Dan, kita harus mengubah arah spiritualitas dan moralitas kita. Bukan moralitas yang mengajar rakyat untuk pasrah, tetapi moralitas yang mendorong solidaritas dan keberpihakan. Bukan spiritualitas yang membuat orang miskin merasa berdosa karena lapar, tetapi spiritualitas yang membuat orang kenyang merasa bersalah karena membiarkan orang lain kelaparan. Maka, ketika seseorang berkata, “Orang lapar jangan suruh bersabar,” itu bukan sekadar luapan emosi. Itu adalah protes filosofis, sebuah gugatan terhadap sistem yang membiarkan kesenjangan terus melebar. Itu adalah seruan agar kita semua berhenti mencuci tangan dari tanggung jawab sosial.

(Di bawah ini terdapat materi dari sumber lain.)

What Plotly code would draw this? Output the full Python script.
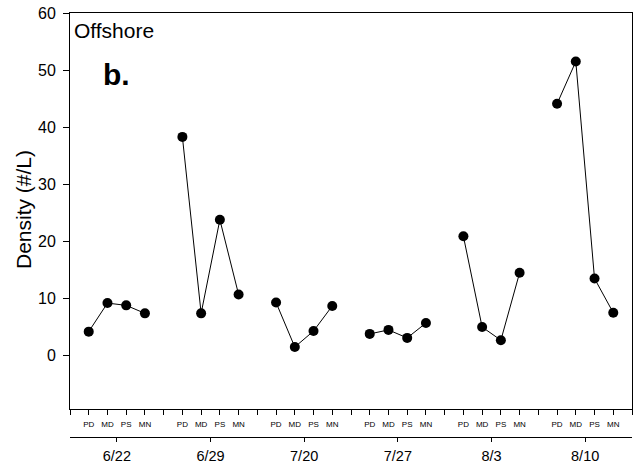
import plotly.graph_objects as go

dates = ["6/22", "6/29", "7/20", "7/27", "8/3", "8/10"]
sites = ["PD", "MD", "PS", "MN"]
d_622 = [4.2, 9.2, 8.8, 7.4]
d_629 = [38.3, 7.4, 23.8, 10.7]
d_720 = [9.3, 1.5, 4.3, 8.7]
d_727 = [3.8, 4.5, 3.1, 5.7]
d_803 = [20.9, 5.0, 2.7, 14.5]
d_810 = [44.1, 51.5, 13.5, 7.5]
groups = [d_622, d_629, d_720, d_727, d_803, d_810]
y_ticks = [0, 10, 20, 30, 40, 50, 60]

FONT = "Liberation Sans, Arial, sans-serif"
step = len(sites) + 1
n_slots = step * len(dates)

fig = go.Figure()
for g, vals in enumerate(groups):
    xs = [g * step + i + 1 for i in range(len(vals))]
    fig.add_trace(go.Scatter(
        x=xs, y=vals, mode="lines+markers",
        line=dict(color="black", width=1),
        marker=dict(color="black", size=10),
        showlegend=False, hoverinfo="skip"))

fig.add_trace(go.Scatter(x=[], y=[], xaxis="x2", yaxis="y", showlegend=False))

tickvals = list(range(n_slots + 1))
ticktext = []
for t in tickvals:
    r = t % step
    ticktext.append(sites[r - 1] if 1 <= r <= len(sites) else "")

W, H = 634, 466
ml, mr, mt, mb = 70, 2, 13, 29
pw, ph = W - ml - mr, H - mt - mb
ybot = (437 - 409) / ph

def px_x(p):
    return (p - ml) / pw

def px_y(p):
    return (H - mb - p) / ph

fig.update_layout(
    width=W, height=H,
    margin=dict(l=ml, r=mr, t=mt, b=mb),
    paper_bgcolor="white", plot_bgcolor="white",
    font=dict(family=FONT, color="black"),
    xaxis=dict(range=[0, n_slots], tickvals=tickvals, ticktext=ticktext,
               ticks="outside", ticklen=5, tickwidth=1, tickcolor="black",
               showline=True, linecolor="black", linewidth=1, mirror=True,
               showgrid=False, zeroline=False, ticklabelstandoff=2,
               tickfont=dict(size=8, family=FONT, color="black")),
    xaxis2=dict(range=[0, n_slots], overlaying="x", anchor="free", position=0,
                side="bottom",
                tickvals=[g * step + (len(sites) + 1) / 2 for g in range(len(dates))],
                ticktext=dates,
                ticks="outside", ticklen=4, tickwidth=1, tickcolor="black",
                showline=True, linecolor="black", linewidth=1,
                showgrid=False, zeroline=False, ticklabelstandoff=2,
                tickfont=dict(size=14.5, family=FONT, color="black")),
    yaxis=dict(range=[-9.35, 60], domain=[ybot, 1], tickvals=y_ticks,
               ticks="outside", ticklen=6, tickwidth=1, tickcolor="black",
               showline=True, linecolor="black", linewidth=1, mirror=True,
               showgrid=False, zeroline=False, ticklabelstandoff=4,
               tickfont=dict(size=16, family=FONT, color="black")),
    annotations=[
        dict(text="Offshore", xref="paper", yref="paper",
             x=px_x(72), y=px_y(30), xanchor="left", yanchor="middle",
             showarrow=False, font=dict(size=21, family=FONT, color="black")),
        dict(text="<b>b.</b>", xref="paper", yref="paper",
             x=px_x(101), y=px_y(74), xanchor="left", yanchor="middle",
             showarrow=False, font=dict(size=30, family=FONT, color="black")),
        dict(text="Density (#/L)", xref="paper", yref="paper",
             x=px_x(23), y=px_y(210), xanchor="center", yanchor="middle",
             textangle=-90, showarrow=False,
             font=dict(size=21, family=FONT, color="black")),
    ],
)

fig.write_html("out.html")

Kesabaran tidak boleh menjadi topeng bagi ketidakpedulian. Kesabaran yang sejati adalah yang mengakar pada rasa cinta dan tanggung jawab, yang menolak melihat penderitaan sebagai kewajaran. Kesabaran yang sejati adalah kesabaran yang melahirkan gerakan, bukan kebungkaman. Dan sampai yang lapar bisa makan, yang miskin bisa hidup layak, dan yang tertindas mendapat keadilan; mungkin sudah waktunya kita berhenti menyuruh mereka bersabar, dan mulai bertindak. Semoga peristiwa yang baru berlalu di negeri ini menjadi pembelajaran bagi kita semua bahwa, ada kuwajiban moral dan sosial yang selama ini terabaikan.